Kyle Wilson (6-5, 205 Jr.) and Tanner Plomb (6-7, 205 Jr.) lead the offense with 21.4 and 16.4 ppg. Kevin Ferguson 6-10, 200 lb. Jr.), Larry Toomey (6-6, 210 lb. Jr) and Dylan Cox (6-4, 190 lb. Jr.)also start.
Ten guys basically are the rotation, with everyone playing at least 14 mpg.
Army's wins have come against some teams which you might have expected to beat the Black Knights: Air Force has had some good stretches in recent years; Army won 84-78. VMI is a running, gunning rooting tooting team, especially for a military academy. Army outran them 92-86. Army also took down St. Francis, 74-71, Marist, 76-62 and Binghamton 80-54.
Army is averaging 81.2 ppg, good for 30th in the country. That's not something you see every year from West Point.
What Spiker is doing is pretty impressive. In his sixth year, he's currently 71-83.

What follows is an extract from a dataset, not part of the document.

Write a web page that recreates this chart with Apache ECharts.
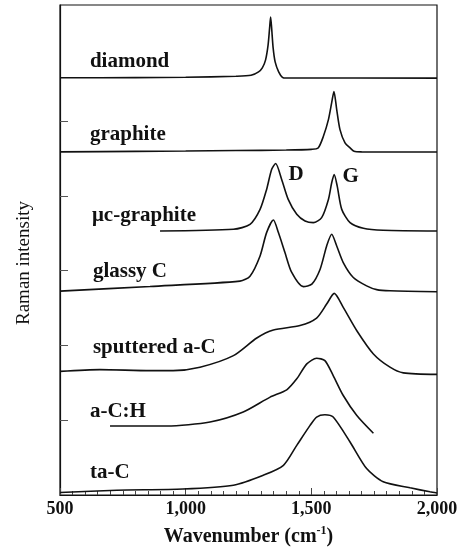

In his five years at Army, Coach K was 73-59. Like Spiker, he had two winning seasons, but Krzyzewski's were more substantial: 20-8 and 19-9.
It's not fair to compare the two, but Spiker is doing well and can reasonably expect someone to give him a call before too long.
Army's Web site calls this a battle between undefeated teams and that is true, but the two teams are on different levels. Army is going to send a 6-10, 200 lb. guy out to deal with Jahlil Okafor, who outweighs him by 70 lbs. Anyone who plays for Duke would immediately be Army's star.
Then again, Army is not and has never been about producing candidates for the pros. People who go there are unusually serious and committed young people who have to start thinking about their mortality while most folks their age are trying to buy beer.
It's a contest, and most of you, we're sure, will pull for Duke. But win lose or draw, the young men on Army's team deserve immense respect and a round of applause when the game is over.
Like Coach K is fond of saying, the Cadets are part of something bigger than themselves. In their case, it's bigger than basketball too.